[Haskell-cafe] Re: [Haskell] Math behind Haskell
Cale Gibbard
cgibbard at gmail.com
Sun Sep 23 20:03:49 EDT 2007
On 23/09/2007, Neil Mitchell <ndmitchell at gmail.com> wrote:
> Hi
>
> The haskell-cafe@ mailing list is more appropriate for messages such
> as this. haskell@ is just for announcements (it should be called
> haskell-annouce@ !)
>
> > * Lambda calculus - the basis of functional languages
> >
> > * Category theory - where all these mysterious things like monads,
> > arrows, and functors come from.
>
> I'd add:
>
> * Discrete Maths - booleans, relations, functions etc.
>
> * Type theory
>
> * Logic programming (Prolog)
>
> * Semantics
>
Although it might technically be covered by "Discrete Maths", I'd like
to add algebraic and enumerative combinatorics to the list. That is,
the sort of mathematics where one deals with bijective decompositions
of combinatorial structures and generating series (generating
functions). The overall picture is that you put collections of
discrete structures in correspondence with algebraic objects of some
sort, typically the elements of a suitable ring, and make use of that
correspondence to move results back and forth.

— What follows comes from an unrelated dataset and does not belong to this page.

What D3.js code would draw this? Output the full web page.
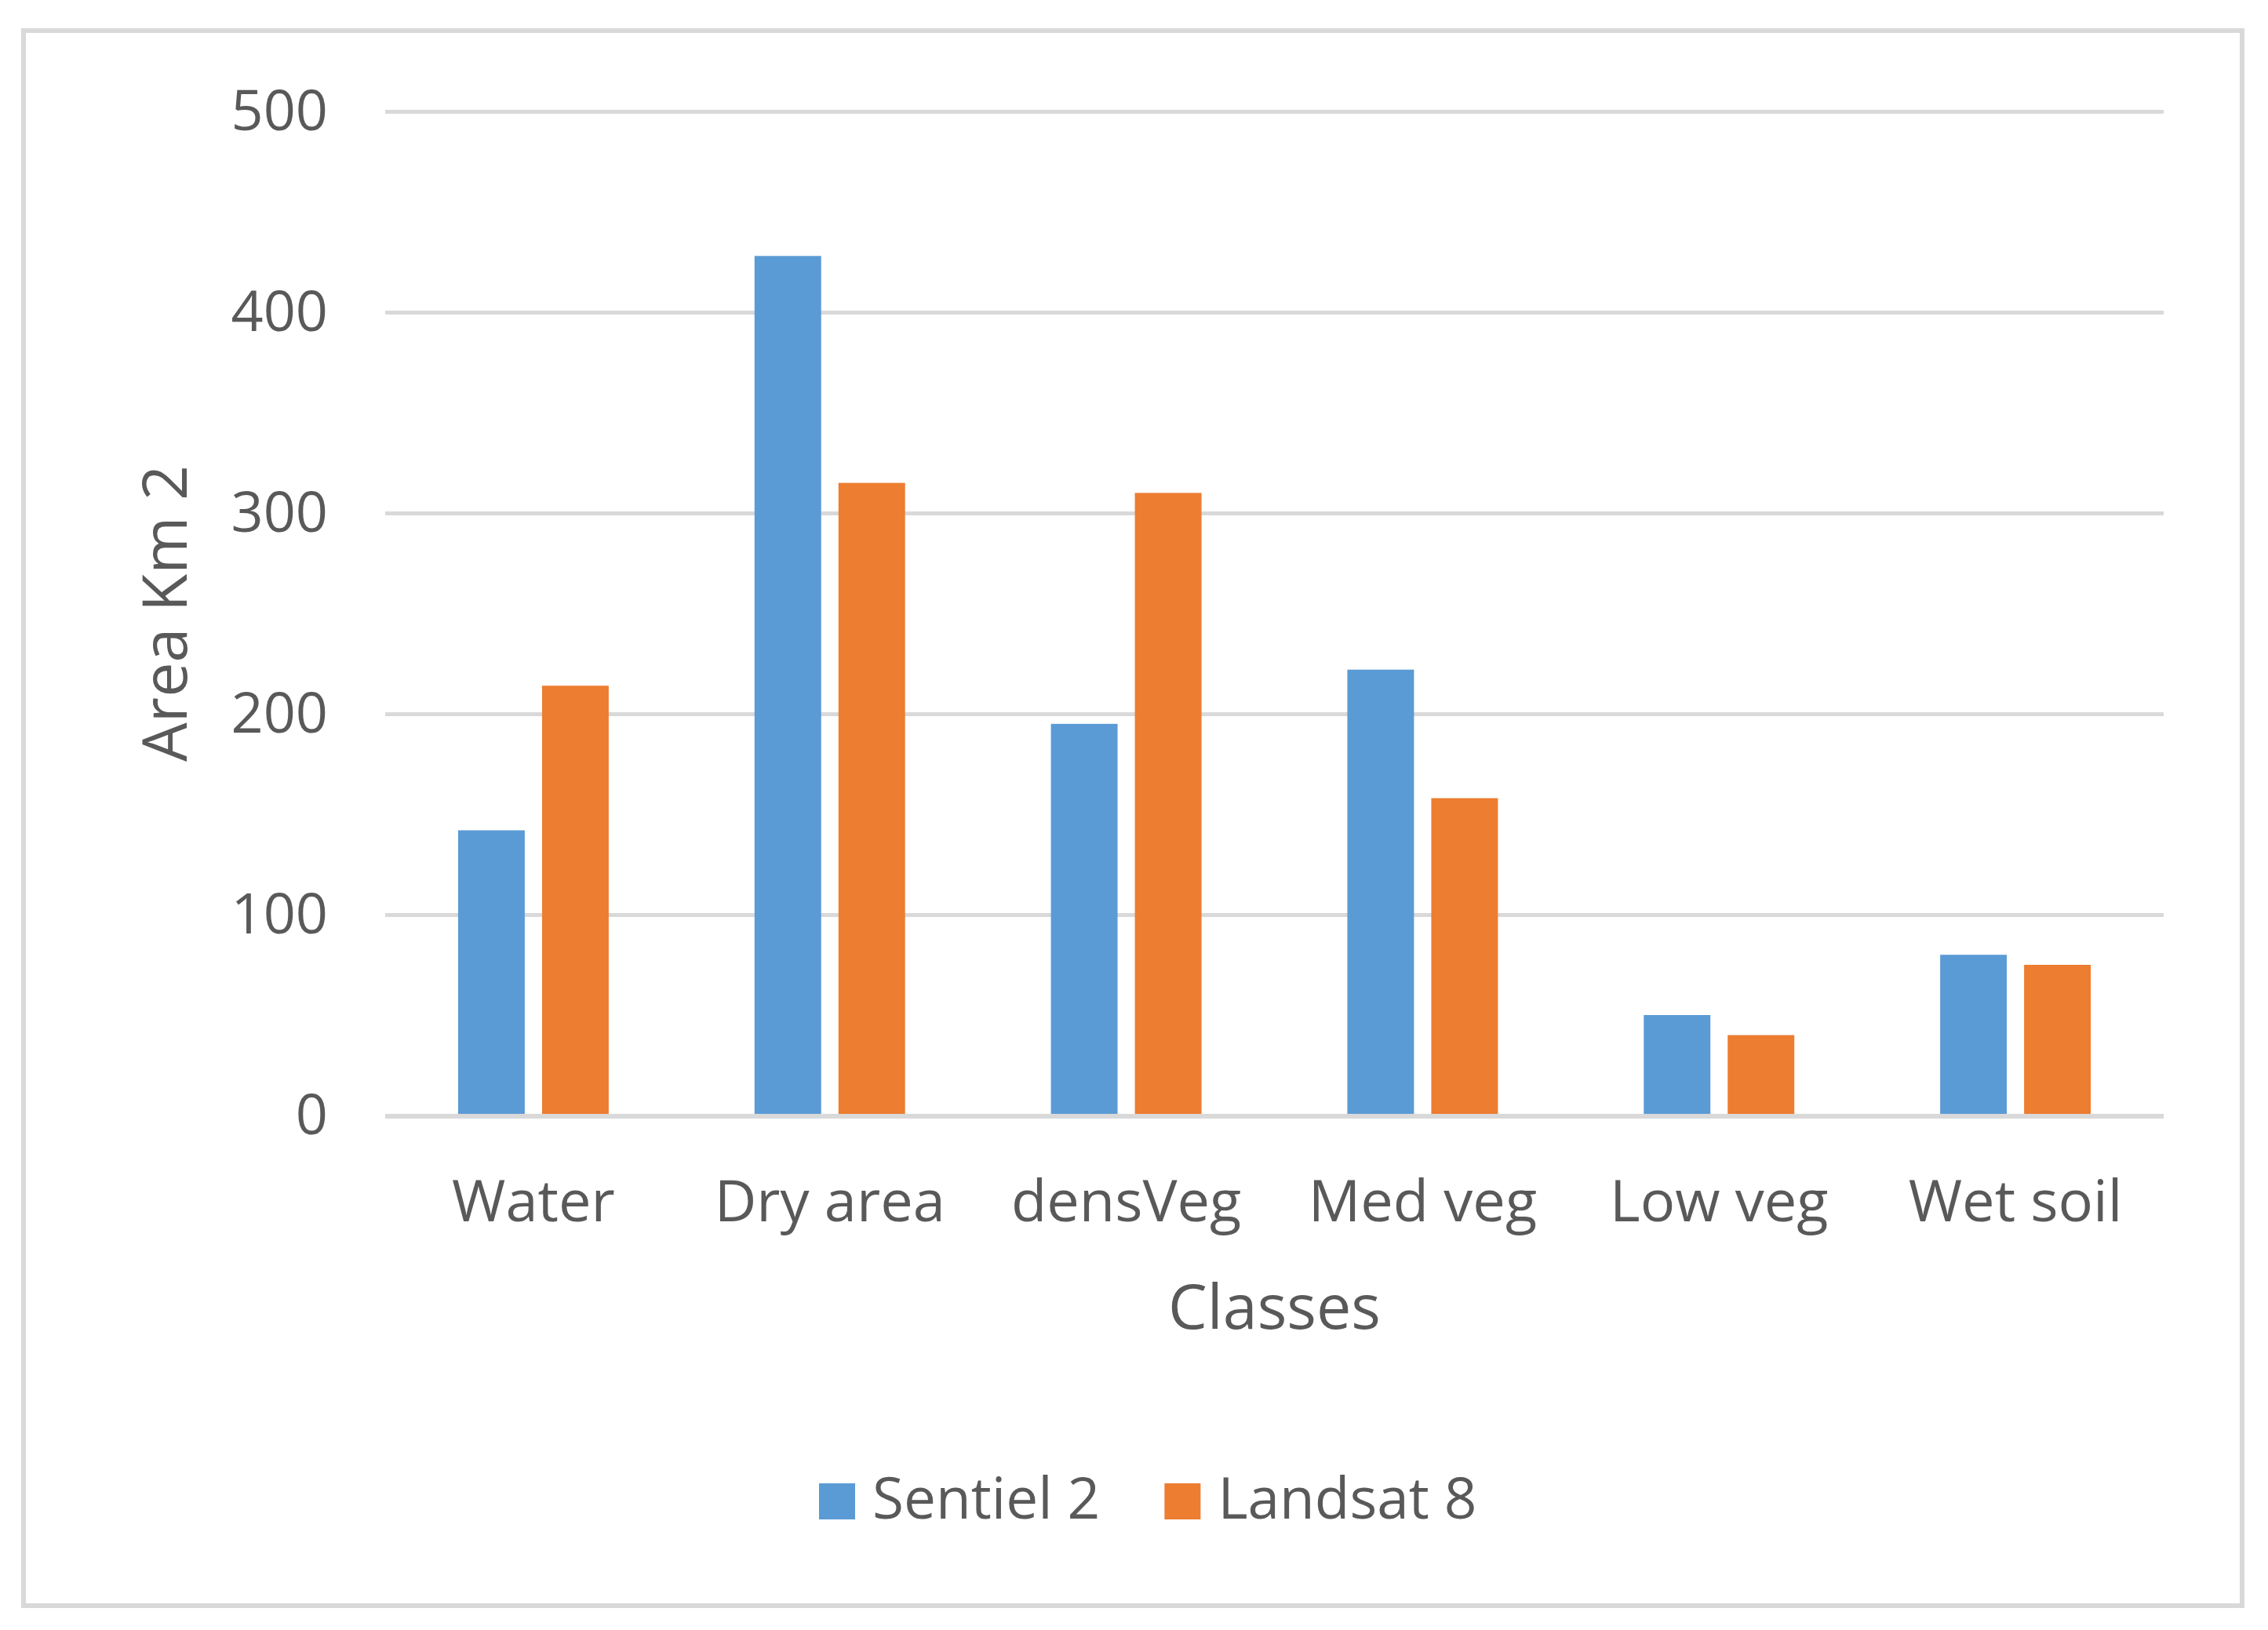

I've found that a lot of the recent stuff like the theory of zippers
and differentiation of data structures directly reflects the sort of
combinatorial operations which go on in algebraic combinatorics. (See,
for instance, "Combinatorial Enumeration", by Jackson and Goulden, or
Joyal's combinatorial species.) No doubt there are more ideas which
could be fruitfully imported from there.